The Blakes,
a shining example of the quintessential Irish American working class family,
consist of the senior citizen aged Erik and Deirdre, and their two daughters
Aimee and Brigid, the latter of which they’ve traveled from their suburban
Scranton home to join for a gathering that doubles as an apartment warming as
well as Thanksgiving dinner. After the play introduces us to the characters and
sets up its familial themes and motifs, it is very easy to begin making
connections to the different works we’ve read in Class in American Culture.

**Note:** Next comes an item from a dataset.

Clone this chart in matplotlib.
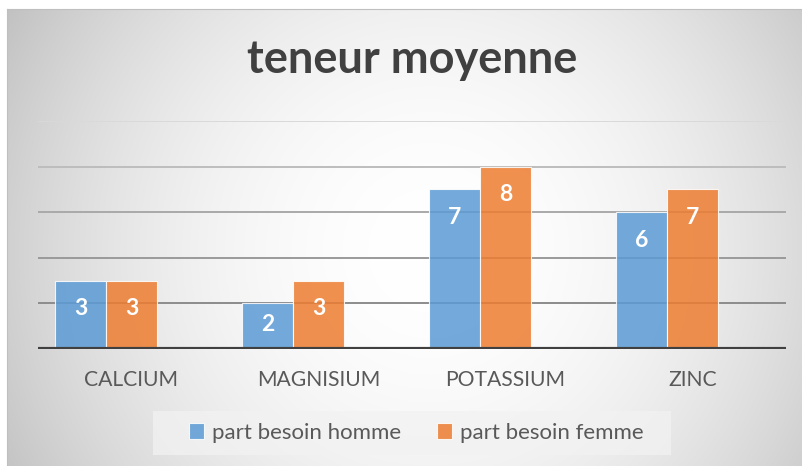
import numpy as np
import matplotlib
matplotlib.use("Agg")
import matplotlib.pyplot as plt
import matplotlib.transforms as mtrans
from matplotlib.patches import Rectangle

# ---- data ----
categories = ["CALCIUM", "MAGNISIUM", "POTASSIUM", "ZINC"]
homme = [3, 2, 7, 6]
femme = [3, 3, 8, 7]
series_names = ["part besoin homme", "part besoin femme"]
title = "teneur moyenne"

W, H = 803, 466
DPI = 100
plt.rcParams['font.family'] = ['Lato', 'DejaVu Sans']

fig = plt.figure(figsize=(W / DPI, H / DPI), dpi=DPI)
fig.patch.set_facecolor("white")

# ---- background radial gradient (chart area) ----
bg = fig.add_axes([0, 0, 1, 1], zorder=-10)
bg.set_xlim(0, W); bg.set_ylim(H, 0); bg.axis("off")
yy, xx = np.mgrid[0:H, 0:W]
cx, cy, R = 430, 250, 500
d = np.sqrt((xx - cx) ** 2 + (yy - cy) ** 2) / R
d = np.clip(d, 0, 1)
g = 1.0 - (1.0 - 190 / 255) * d ** 2
img = np.dstack([g, g, g])
img[:, :7] = 1.0
img[:9, :] = 1.0
bg.imshow(img, extent=(0, W, H, 0), aspect="auto", interpolation="bilinear")
bg.plot([7, 7], [9, H], color="#bfbfbf", lw=0.8)
bg.plot([7, W], [9, 9], color="#bfbfbf", lw=0.8)

# ---- main axes ----
left, right, top, bottom = 38, 786, 121, 349
ax = fig.add_axes([left / W, 1 - bottom / H, (right - left) / W, (bottom - top) / H])
ax.set_facecolor("none")
ax.set_xlim(-0.5, len(categories) - 0.5)
ax.set_ylim(0, 10)
for s in ax.spines.values():
    s.set_visible(False)
ax.set_yticks([])
ax.tick_params(axis="x", length=0)
ax.set_xticks(range(len(categories)))
ax.set_xticklabels([])

grid_colors = {2: "#8c8c8c", 4: "#9a9a9a", 6: "#a9a9a9", 8: "#bdbdbd", 10: "#d9d9d9"}
for v, c in grid_colors.items():
    ax.axhline(v, color=c, lw=1.4, zorder=1)
ax.axhline(0, color="#404040", lw=3.0, zorder=4)

w = 51 / 187.0
x = np.arange(len(categories))
blue = (91 / 255, 155 / 255, 213 / 255)
orange = (237 / 255, 125 / 255, 49 / 255)
b1 = ax.bar(x - w, homme, width=w, color=blue, alpha=0.85, edgecolor=(1, 1, 1, 0.7),
            lw=0.8, zorder=2, label=series_names[0])
b2 = ax.bar(x, femme, width=w, color=orange, alpha=0.85, edgecolor=(1, 1, 1, 0.7),
            lw=0.8, zorder=2, label=series_names[1])

px_per_unit = (bottom - top) / 10.0
for bars, vals in ((b1, homme), (b2, femme)):
    for r, v in zip(bars, vals):
        hpx = v * px_per_unit
        off = min(28, hpx / 2 - 2)
        ax.annotate(str(v), (r.get_x() + r.get_width() / 2, v), xytext=(0, -off * 72 / DPI),
                    textcoords="offset points", ha="center", va="center",
                    color="white", fontsize=16.5, fontweight="bold", zorder=5)

# category labels
lab_tr = ax.transData + mtrans.ScaledTranslation(0, -(380 - bottom) / DPI, fig.dpi_scale_trans)
for xi, c in zip(x, categories):
    ax.text(xi, 0, c, transform=lab_tr, ha="center", va="center",
            fontsize=15.2, color="#595959")

# title
fig.text(412 / W, 1 - 60 / H, title, ha="center", va="center", fontsize=32.5,
         fontweight="bold", color="#404040")

# legend box
fig.patches.append(Rectangle((153 / W, 1 - 455 / H), (671 - 153) / W, 44 / H,
                             transform=fig.transFigure, facecolor=(0.95, 0.95, 0.95, 0.75),
                             edgecolor="none", zorder=-5))
leg = fig.legend(handles=[b1, b2], labels=series_names, loc="center",
                 bbox_to_anchor=(416 / W, 1 - 433 / H), ncol=2, frameon=False,
                 fontsize=16, handlelength=0.7, handleheight=0.7, handletextpad=0.35,
                 columnspacing=1.6, labelcolor="#595959")

fig.savefig("out.png", dpi=DPI, facecolor="white")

One immediate parallel that I
drew from one of our class readings was the idea of the conditions around us determining
out fate, as we found in our modernist readings such as Richard Wright’s Native Son. While in the plight of
Bigger Thomas is a result of his being a black man in a white dominated
society, the condition being explored by the characters in Karam’s play is
class itself, with his characters distinctly embodying our contemporary ideas
of a typical middle class family. Immediately after the initial greetings and
exchanging of holiday salutations, it is clear that Erik and Deirdre, the
father and mother characters, are in less than ideal situations. Instead of
enjoying retirement, they are both continuing to work venial jobs bosses who
are younger than them, yet make more money all the same. Their daughter Aimee, the
only member of the family who appears at first glance to be the most
traditionally successful, reveals that she is being laid off from the law firm
she works at due to her having to take time off to seek treatment for a medical
condition. Finally, the youngest daughter, Brigid, finds herself in a rut from
which she can’t get out as a frustrated would-be composer, and instead has to
make do with tending bar for the time being.
The through line in all of
their stories is one that is made clear again and again as the play progresses:
In a post 9/11 America where the world no can longer delude itself into
believing in the American utopia of the baby boomer generation, it is often the
middle class who find themselves left behind and unable to forge their own way.
In the context of an election season where so much rhetoric has been dedicated
to exposing the disappearing and fractured state of the American middle class,
this play explores the factors that contribute to such a phenomenon. Despite
trying to do honest work and advance themselves so that each generation might
be able to become more successful then the next, these characters constantly
find themselves confronted with factors such as a hurting economy and the fears
and paranoia of terrorism that constantly hold them back and resign them to a perpetual
fate of trying to get ahead, but finding themselves stuck in the same place.
The studying of a course such as Class and American Culture is significant in
helping us understand this play because analyzing the different discussions of
class in certain historic and literary contexts is essential to engaging in the
different conversations about our modern society as presented through different
mediums, whether they be plays or otherwise.